Ruggero Eugeni - La comunicazione creativa e l’illusione di stabilire ponti
Relatore Ruggero Eugeni - Professore Ordinario di Semiotica dei Media Università del Sacro Cuore Milano
Punto di partenza possono essere le parole di Papa Francesco, secondo il quale: “È … necessario verificare continuamente che le attuali forme di comunicazione ci orientino effettivamente all’incontro generoso, alla ricerca sincera della verità piena, al servizio, alla vicinanza con gli ultimi, all’impegno di costruire il bene comune” (Fratelli tutti, 205). Una forma privilegiata di comunicazione è quella che avviene “faccia a faccia”. Possiamo dire che il Web e la comunicazione digitale la favoriscano?
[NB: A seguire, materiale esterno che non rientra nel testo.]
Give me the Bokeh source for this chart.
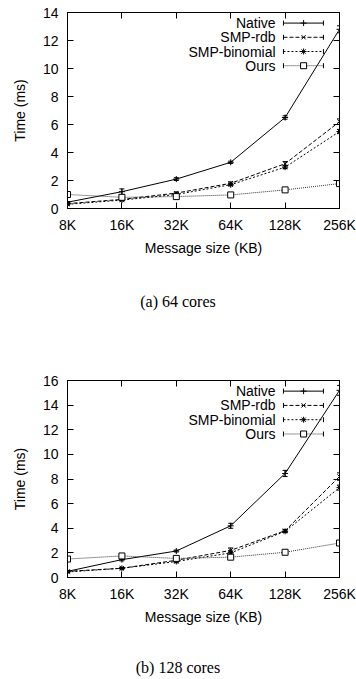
import math
from bokeh.plotting import figure
from bokeh.models import (Range1d, LinearAxis, FixedTicker, Whisker, ColumnDataSource,
                          TeeHead, Div, CustomLabelingPolicy)
from bokeh.layouts import column
from bokeh.embed import file_html
from bokeh.resources import INLINE
from bokeh.core.properties import value

sizes = ["8K", "16K", "32K", "64K", "128K", "256K"]
series_names = ["Native", "SMP-rdb", "SMP-binomial", "Ours"]

# (a) 64 cores, time in ms
native_64 = [0.45, 1.2, 2.1, 3.3, 6.5, 12.8]
rdb_64 = [0.35, 0.65, 1.1, 1.8, 3.2, 6.2]
binom_64 = [0.3, 0.6, 1.0, 1.7, 2.95, 5.5]
ours_64 = [1.0, 0.8, 0.85, 0.97, 1.33, 1.78]
native_64_err = [0.05, 0.2, 0.1, 0.08, 0.12, 0.25]
rdb_64_err = [0.05, 0.05, 0.08, 0.1, 0.15, 0.2]
binom_64_err = [0.05, 0.05, 0.05, 0.08, 0.1, 0.15]
ours_64_err = [0.05, 0.1, 0.05, 0.05, 0.08, 0.1]

# (b) 128 cores, time in ms
native_128 = [0.5, 1.45, 2.15, 4.2, 8.45, 15.2]
rdb_128 = [0.5, 0.75, 1.4, 2.2, 3.8, 8.2]
binom_128 = [0.45, 0.75, 1.3, 2.0, 3.75, 7.3]
ours_128 = [1.5, 1.75, 1.55, 1.65, 2.05, 2.8]
native_128_err = [0.05, 0.1, 0.08, 0.2, 0.25, 0.4]
rdb_128_err = [0.05, 0.05, 0.1, 0.2, 0.1, 0.3]
binom_128_err = [0.05, 0.05, 0.1, 0.15, 0.1, 0.2]
ours_128_err = [0.1, 0.1, 0.1, 0.1, 0.1, 0.1]

y_ticks_64 = [0, 2, 4, 6, 8, 10, 12, 14]
y_ticks_128 = [0, 2, 4, 6, 8, 10, 12, 14, 16]

FONT = "Liberation Sans"
STYLES = [
    dict(dash="solid", marker="cross", color="black"),
    dict(dash="4 2", marker="x", color="black"),
    dict(dash="2 2", marker="asterisk", color="black"),
    dict(dash="1 1", marker="square", color="#333333"),
]

NO_LABELS = "for (const i of Array.from(indices)) { indices.unset(i) }"


def make_plot(values, errors, yticks, frame_h, top):
    xs = list(range(len(sizes)))
    ymax = yticks[-1]
    xmax = len(sizes) - 1
    p = figure(frame_width=272, frame_height=frame_h, output_backend="svg",
               toolbar_location=None,
               x_range=Range1d(0, xmax), y_range=Range1d(0, ymax),
               min_border_left=67, min_border_right=17, min_border_top=top,
               min_border_bottom=52)
    p.grid.visible = False
    p.outline_line_color = "black"
    p.outline_line_width = 1
    p.background_fill_color = "white"
    p.border_fill_color = "white"

    p.xaxis.ticker = FixedTicker(ticks=xs)
    p.xaxis.major_label_overrides = {i: s for i, s in enumerate(sizes)}
    p.yaxis.ticker = FixedTicker(ticks=yticks)
    for ax in (p.xaxis[0], p.yaxis[0]):
        ax.major_tick_in = 6
        ax.major_tick_out = 0
        ax.minor_tick_line_color = None
        ax.major_label_text_font = FONT
        ax.major_label_text_font_size = "14px"
        ax.major_label_text_color = "black"
        ax.axis_label_text_font = FONT
        ax.axis_label_text_font_size = "14px"
        ax.axis_label_text_font_style = "normal"
        ax.axis_label_text_color = "black"
        ax.axis_line_color = "black"
    p.xaxis.axis_label = "Message size (KB)"
    p.yaxis.axis_label = "Time (ms)"
    p.xaxis.major_label_standoff = 8
    p.xaxis.axis_label_standoff = 4
    p.yaxis.major_label_standoff = 9
    p.yaxis.axis_label_standoff = 12

    # mirrored tick marks on right and top (no labels)
    ra = LinearAxis(ticker=FixedTicker(ticks=yticks), major_tick_in=6, major_tick_out=0,
                    minor_tick_line_color=None, axis_line_color="black",
                    major_label_standoff=0,
                    major_label_policy=CustomLabelingPolicy(code=NO_LABELS))
    ta = LinearAxis(ticker=FixedTicker(ticks=xs), major_tick_in=6, major_tick_out=0,
                    minor_tick_line_color=None, axis_line_color="black",
                    major_label_standoff=0,
                    major_label_policy=CustomLabelingPolicy(code=NO_LABELS))
    p.add_layout(ra, "right")
    p.add_layout(ta, "above")

    for name, vals, errs, st in zip(series_names, values, errors, STYLES):
        src = ColumnDataSource(dict(x=xs, y=vals,
                                    upper=[v + e for v, e in zip(vals, errs)],
                                    lower=[v - e for v, e in zip(vals, errs)]))
        p.line("x", "y", source=src, line_color=st["color"], line_width=1,
               line_dash=st["dash"])
        p.add_layout(Whisker(source=src, base="x", upper="upper", lower="lower",
                             line_color="black", line_width=1,
                             upper_head=TeeHead(size=5, line_color="black", line_width=1),
                             lower_head=TeeHead(size=5, line_color="black", line_width=1)))
        p.scatter("x", "y", source=src, marker=st["marker"], size=6,
                  line_color="black", fill_color="white", line_width=1)

    # gnuplot-style key: right-aligned text, sample to its right; placed by frame fractions
    rows_y = [ymax * (0.946 - 0.0725 * i) for i in range(len(series_names))]
    tx = xmax * 0.765
    sx0, sx1, mx = xmax * 0.794, xmax * 0.941, xmax * 0.868
    p.text(x=[tx] * len(series_names), y=rows_y, text=series_names,
           text_font=value(FONT), text_font_size="14px", text_align="right",
           text_baseline="middle", text_color="black")
    for yy, st in zip(rows_y, STYLES):
        p.segment(x0=[sx0], y0=[yy], x1=[sx1], y1=[yy], line_color=st["color"],
                  line_width=1, line_dash=st["dash"])
        p.scatter(x=[sx0, sx1], y=[yy, yy], marker="dash", angle=math.pi / 2, size=5,
                  line_color="black", line_width=1)
        p.scatter(x=[mx], y=[yy], marker=st["marker"], size=6, line_color="black",
                  fill_color="white", line_width=1)
    return p


def caption(text, height, pad):
    return Div(text=f'<div style="width:356px;text-align:center;margin-top:{pad}px;'
                    f'font-family:\'Liberation Serif\';font-size:16px;line-height:18px;'
                    f'color:black">{text}</div>',
               width=356, height=height, margin=0)


p1 = make_plot([native_64, rdb_64, binom_64, ours_64],
               [native_64_err, rdb_64_err, binom_64_err, ours_64_err],
               y_ticks_64, 196, 12)
c1 = caption("(a) 64 cores", 80, 33)
p2 = make_plot([native_128, rdb_128, binom_128, ours_128],
               [native_128_err, rdb_128_err, binom_128_err, ours_128_err],
               y_ticks_128, 197, 40)
c2 = caption("(b) 128 cores", 50, 30)

layout = column(p1, c1, p2, c2, spacing=0)
open("out.html", "w").write(file_html(layout, INLINE))
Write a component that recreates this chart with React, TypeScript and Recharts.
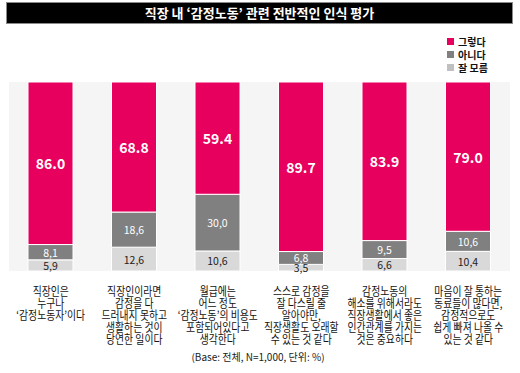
import React from "react"
import { BarChart, Bar, XAxis, YAxis, CartesianGrid, LabelList } from "recharts"

const categories = [
  "직장인은\n누구나\n‘감정노동자’이다",
  "직장인이라면\n감정을 다\n드러내지 못하고\n생활하는 것이\n당연한 일이다",
  "월급에는\n어느 정도\n‘감정노동’의 비용도\n포함되어있다고\n생각한다",
  "스스로 감정을\n잘 다스릴 줄\n알아야만,\n직장생활도 오래할\n수 있는 것 같다",
  "감정노동의\n해소를 위해서라도\n직장생활에서 좋은\n인간관계를 가지는\n것은 중요하다",
  "마음이 잘 통하는\n동료들이 많다면,\n감정적으로도\n쉽게 빠져 나올 수\n있는 것 같다",
]
const yes = [86.0, 68.8, 59.4, 89.7, 83.9, 79.0]
const no = [8.1, 18.6, 30.0, 6.8, 9.5, 10.6]
const dk = [5.9, 12.6, 10.6, 3.5, 6.6, 10.4]

const seriesNames = ["그렇다", "아니다", "잘 모름"]
const legendColors = ["#E8005E", "#808080", "#C0C0C0"]

const FONT = "'Noto Sans CJK KR', 'Noto Sans', sans-serif"

const data = categories.map((c, i) => ({ name: c, yes: yes[i], no: no[i], dk: dk[i] }))

// the original font is a narrow one, so squeeze the lines a little
function CatTick(props: any) {
  const { x, y, payload } = props
  const lines = String(payload.value).split("\n")
  return (
    <g transform={`translate(${x},${y + 16.5}) scale(0.82,1)`}>
      <text x={0} y={0} textAnchor="middle" fontSize={12} fill="#111" fontFamily={FONT}>
        {lines.map((l, i) => (
          <tspan key={i} x={0} dy={i === 0 ? 0 : 12.1}>
            {l}
          </tspan>
        ))}
      </text>
    </g>
  )
}

const makeLabel = (color: string, size: number, bold: boolean, comma: boolean) => (props: any) => {
  const { x, y, width, height, value } = props
  const txt = comma ? Number(value).toFixed(1).replace(".", ",") : Number(value).toFixed(1)
  return (
    <text
      x={x + width / 2}
      y={y + height / 2}
      textAnchor="middle"
      dominantBaseline="central"
      fontSize={size}
      fontWeight={bold ? 700 : 400}
      fill={color}
      fontFamily={FONT}
    >
      {txt}
    </text>
  )
}

export default function App() {
  return (
    <div style={{ position: "absolute", left: 0, top: 0, width: 520, height: 373, background: "#fff" }}>
      <div
        style={{
          position: "absolute",
          left: 6,
          top: 2,
          width: 505,
          height: 20,
          background: "#000",
          border: "1px solid #8a8a8a",
          color: "#fff",
          fontFamily: FONT,
          fontWeight: 700,
          fontSize: 13,
          lineHeight: "20px",
          textAlign: "center",
        }}
      >
        직장 내 ‘감정노동’ 관련 전반적인 인식 평가
      </div>
      <div style={{ position: "absolute", left: 447, top: 35, fontFamily: FONT, fontSize: 10, fontWeight: 700, color: "#111" }}>
        {seriesNames.map((n, i) => (
          <div key={n} style={{ display: "flex", alignItems: "center", height: 13 }}>
            <span style={{ width: 7, height: 7, background: legendColors[i], marginRight: 4, display: "inline-block" }} />
            {n}
          </div>
        ))}
      </div>
      <BarChart
        width={520}
        height={373}
        data={data}
        margin={{ top: 82, right: 10, bottom: 0, left: 9 }}
        barCategoryGap={0}
        style={{ position: "absolute", left: 0, top: 0 }}
      >
        <CartesianGrid horizontal={false} vertical={false} fill="#F5F5F5" />
        <XAxis dataKey="name" axisLine={false} tickLine={false} interval={0} tick={<CatTick />} height={102} />
        <YAxis hide domain={[0, 100]} />
        <Bar dataKey="dk" stackId="a" fill="#D9D9D9" stroke="#fff" strokeWidth={1} barSize={45} isAnimationActive={false}>
          <LabelList dataKey="dk" content={makeLabel("#222", 10.5, false, true)} />
        </Bar>
        <Bar dataKey="no" stackId="a" fill="#808080" stroke="#fff" strokeWidth={1} barSize={45} isAnimationActive={false}>
          <LabelList dataKey="no" content={makeLabel("#fff", 10.5, false, true)} />
        </Bar>
        <Bar dataKey="yes" stackId="a" fill="#E8005E" stroke="#fff" strokeWidth={1} barSize={45} isAnimationActive={false}>
          <LabelList dataKey="yes" content={makeLabel("#fff", 14, true, false)} />
        </Bar>
      </BarChart>
      <div
        style={{
          position: "absolute",
          left: 0,
          top: 349,
          width: 516,
          textAlign: "center",
          fontFamily: FONT,
          fontSize: 10,
          color: "#222",
        }}
      >
        (Base: 전체, N=1,000, 단위: %)
      </div>
    </div>
  )
}
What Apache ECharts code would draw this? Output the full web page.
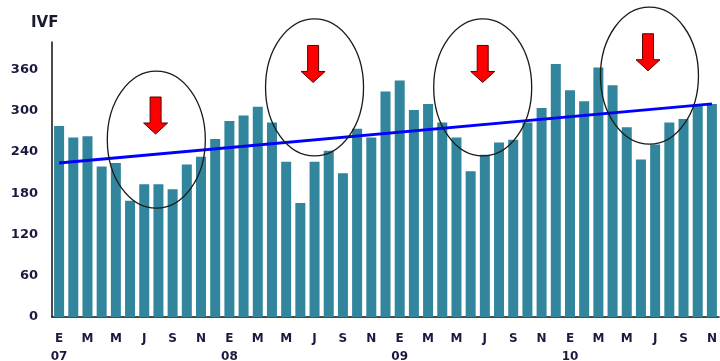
<!DOCTYPE html>
<html>
<head>
<meta charset="utf-8">
<script src="https://cdn.jsdelivr.net/npm/echarts@6/dist/echarts.min.js"></script>
<style>
  html, body { margin: 0; padding: 0; background: #ffffff; }
  #chart { width: 720px; height: 361px; }
</style>
</head>
<body>
<div id="chart"></div>
<script>
// Monthly IVF cycles, January 2007 to November 2010
const monthLetters = ['E', 'F', 'M', 'A', 'M', 'J', 'J', 'A', 'S', 'O', 'N', 'D'];
const years = ['07', '08', '09', '10'];

const ivf2007 = [278, 261, 263, 219, 224, 169, 193, 193, 186, 222, 233, 259];
const ivf2008 = [285, 293, 306, 283, 226, 166, 226, 242, 209, 274, 261, 328];
const ivf2009 = [344, 301, 310, 283, 261, 212, 236, 254, 258, 283, 304, 368];
const ivf2010 = [330, 314, 363, 337, 276, 229, 251, 283, 288, 308, 310];

// Linear trend: value at the first and at the last month
const trendStart = 224;
const trendEnd = 310;

// Summer dips highlighted with a circle and an arrow: [month index, value]
const dipCircles = [[6.85, 258], [18, 334], [29.85, 334], [41.6, 351]];
const dipArrows = [[6.8, 320], [17.9, 395], [29.85, 395], [41.5, 412]];

const yMin = 0, yMax = 400, yStep = 60;

const ivfValues = [].concat(ivf2007, ivf2008, ivf2009, ivf2010);
const categories = [];
years.forEach(function (y) {
  monthLetters.forEach(function (m, i) {
    if (categories.length < ivfValues.length) categories.push(m + '-' + y + '-' + i);
  });
});
const trendData = ivfValues.map(function (v, i) {
  if (i === 0) return trendStart;
  if (i === ivfValues.length - 1) return trendEnd;
  return null;
});

const labelFont = 'DejaVu Sans, Verdana, sans-serif';
const chart = echarts.init(document.getElementById('chart'), null, { renderer: 'canvas' });

chart.setOption({
  animation: false,
  backgroundColor: '#ffffff',
  title: {
    text: 'IVF',
    left: 26,
    top: 11,
    textStyle: { fontFamily: labelFont, fontWeight: 'bold', fontSize: 15, color: '#1a1a2e' }
  },
  grid: { left: 52, right: 1, top: 42, bottom: 44, outerBoundsMode: 'none', containLabel: false },
  xAxis: {
    type: 'category',
    data: categories,
    axisLine: { lineStyle: { color: '#111111', width: 1.5 } },
    axisTick: { show: false },
    splitLine: { show: false },
    axisLabel: {
      interval: 1,
      margin: 13,
      lineHeight: 18,
      fontFamily: labelFont,
      fontWeight: 'bold',
      fontSize: 12,
      color: '#1a1a40',
      formatter: function (val) {
        const parts = val.split('-');
        return parts[2] === '0' ? parts[0] + '\n' + parts[1] : parts[0];
      }
    }
  },
  yAxis: {
    type: 'value',
    min: yMin,
    max: yMax,
    interval: yStep,
    axisLine: { show: true, lineStyle: { color: '#111111', width: 1.5 } },
    axisTick: { show: false },
    splitLine: { show: false },
    axisLabel: {
      showMaxLabel: false,
      margin: 14,
      fontFamily: labelFont,
      fontWeight: 'bold',
      fontSize: 13,
      color: '#1a1a40'
    }
  },
  series: [
    {
      type: 'bar',
      data: ivfValues,
      barWidth: 10,
      itemStyle: { color: '#31859c' },
      z: 2
    },
    {
      type: 'line',
      data: trendData,
      connectNulls: true,
      showSymbol: false,
      symbol: 'none',
      lineStyle: { color: '#0000ff', width: 3 },
      z: 3
    }
  ]
});

// Annotations positioned through the axes
const x0 = chart.convertToPixel({ xAxisIndex: 0 }, 0);
const x1 = chart.convertToPixel({ xAxisIndex: 0 }, 1);
const xAt = function (i) { return x0 + (x1 - x0) * i; };
const yAt = function (v) { return chart.convertToPixel({ yAxisIndex: 0 }, v); };

const graphics = [];
dipCircles.forEach(function (c) {
  graphics.push({
    type: 'ellipse',
    shape: { cx: xAt(c[0]), cy: yAt(c[1]), rx: 49, ry: 68.5 },
    style: { fill: 'none', stroke: '#1a1a1a', lineWidth: 1.3 },
    z: 10
  });
});
dipArrows.forEach(function (a) {
  const cx = xAt(a[0]);
  const ty = yAt(a[1]);
  graphics.push({
    type: 'polygon',
    shape: {
      points: [
        [cx - 5.5, ty], [cx + 5.5, ty], [cx + 5.5, ty + 26], [cx + 12, ty + 26],
        [cx, ty + 37], [cx - 12, ty + 26], [cx - 5.5, ty + 26]
      ]
    },
    style: { fill: '#ff0000', stroke: '#5a0000', lineWidth: 1 },
    z: 11
  });
});
chart.setOption({ graphic: graphics });
</script>
</body>
</html>
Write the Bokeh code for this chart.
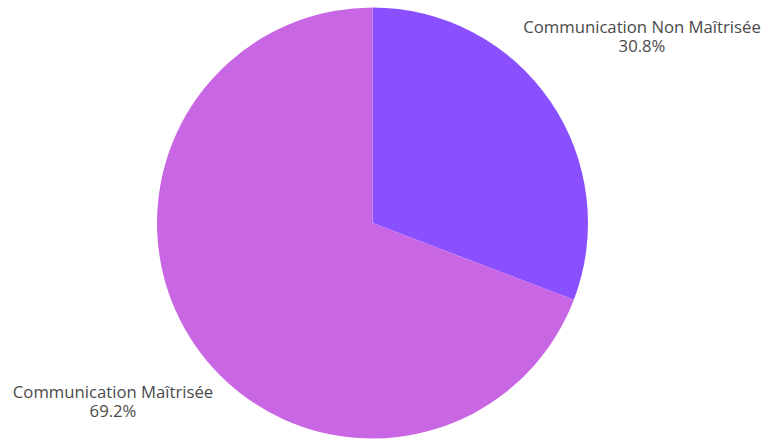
import math
from bokeh.plotting import figure
from bokeh.models import ColumnDataSource, Range1d
from bokeh.core.properties import value
from bokeh.embed import file_html
from bokeh.resources import INLINE

categories = ["Communication Non Maîtrisée", "Communication Maîtrisée"]
percents = [30.8, 69.2]
colors = ["#8A50FF", "#C966E4"]

W, H = 780, 443
cx, cy, r = 372, H - 222.5, 215.5

# angles: start at 12 o'clock, go clockwise
starts, ends = [], []
a = math.pi / 2
total = sum(percents)
for pct in percents:
    sweep = pct / total * 2 * math.pi
    starts.append(a)
    ends.append(a - sweep)
    a -= sweep

src = ColumnDataSource(dict(start=starts, end=ends, color=colors))

p = figure(width=W, height=H, x_range=Range1d(0, W), y_range=Range1d(0, H),
           output_backend="svg", toolbar_location=None, min_border=0)
p.axis.visible = False
p.grid.visible = False
p.outline_line_color = None
p.background_fill_color = "white"

p.wedge(x=cx, y=cy, radius=r, start_angle="start", end_angle="end",
        direction="clock", color="color", line_color=None, source=src)

label_pos = [(641.5, H - 26), (112.5, H - 391)]
tx, ty, tt = [], [], []
for (lx, ly), cat, pct in zip(label_pos, categories, percents):
    tx += [lx, lx]
    ty += [ly, ly - 19]
    tt += [cat, f"{pct:.1f}%"]

p.text(x=tx, y=ty, text=tt, text_align="center", text_baseline="middle",
       text_font=value("Open Sans"), text_font_size="16.7px", text_color="#4a4a4a")

open("out.html", "w").write(file_html(p, INLINE))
Sorge il sospetto che la costante esposizione del proprio volto, soprattutto da parte dei più giovani, possa solamente simulare trasparenza, prossimità e attenzione, mentre in verità operi in senso contrario verso il mascheramento di sé, o per meglio dire verso una forma ibrida di autorappresentazione non realmente vissuta e appropriata fino a provocare fenomeni patologici. In proposito si parla di “Snapchat (o Zoom) Dysmorphia”. Oggetto di attenta considerazione devono essere i procedimenti tecnologici di manipolazione del proprio volto in movimento (“face editing”) ampiamente diffusi su Instagram (con il nome di “Augmented reality filters”), Snapchat (“Lenses”) e Tik Tok (“Effects”). In effetti si sono levate contestazioni che hanno anche portato alla sospensione temporanea di certi filtri, per es. su Instagram. Tuttavia la situazione non è sostanzialmente cambiata, dato l’aumento esponenziale degli utenti. Eppure non vanno sottovalutate le implicazioni di carattere etico, economico, sociale e politico.
Anzitutto gli abbellimenti, indotti automaticamente dai filtri, possono creare negli utenti crisi di identità e trasmettere loro implicitamente il messaggio che il loro volto abbia difetti, sia brutto e debba essere migliorato. Da qui il moltiplicarsi delle richieste di interventi di chirurgia plastica, delle crisi depressive, dei disturbi alimentari fino ai suicidi. Inoltre dietro queste modifiche virtuali si sono nascosti interessi di operatori economici interessati a propagandare i loro prodotti di bellezza. Infine le tecniche digitali di rilevazione dei volti sono diventate strumenti utilissimi per agenzie e istituzioni di controllo della popolazione. Si sono create immense banche dati finalizzate non solo alla sicurezza.
Si può dunque concludere che il Web sia sì un’opportunità, ma comporti seri rischi rispetto al “faccia a faccia”, così indispensabile nelle relazioni umane.
- Ruggero Eugeni, Capitale algoritmico. Cinque dipositive postmediali (più uno), Brescia, Morcelliana – Scholè, 2021.
- Massimo Leone (ed.), Volti artificiali, Numero monografico di Lexia. Rivista di Semiotica, n. 37-38, 2021.
- Patrizia Magli, Pitturare il volto. Il trucco, l’arte, la moda, Venezia, Marsilio, 2013.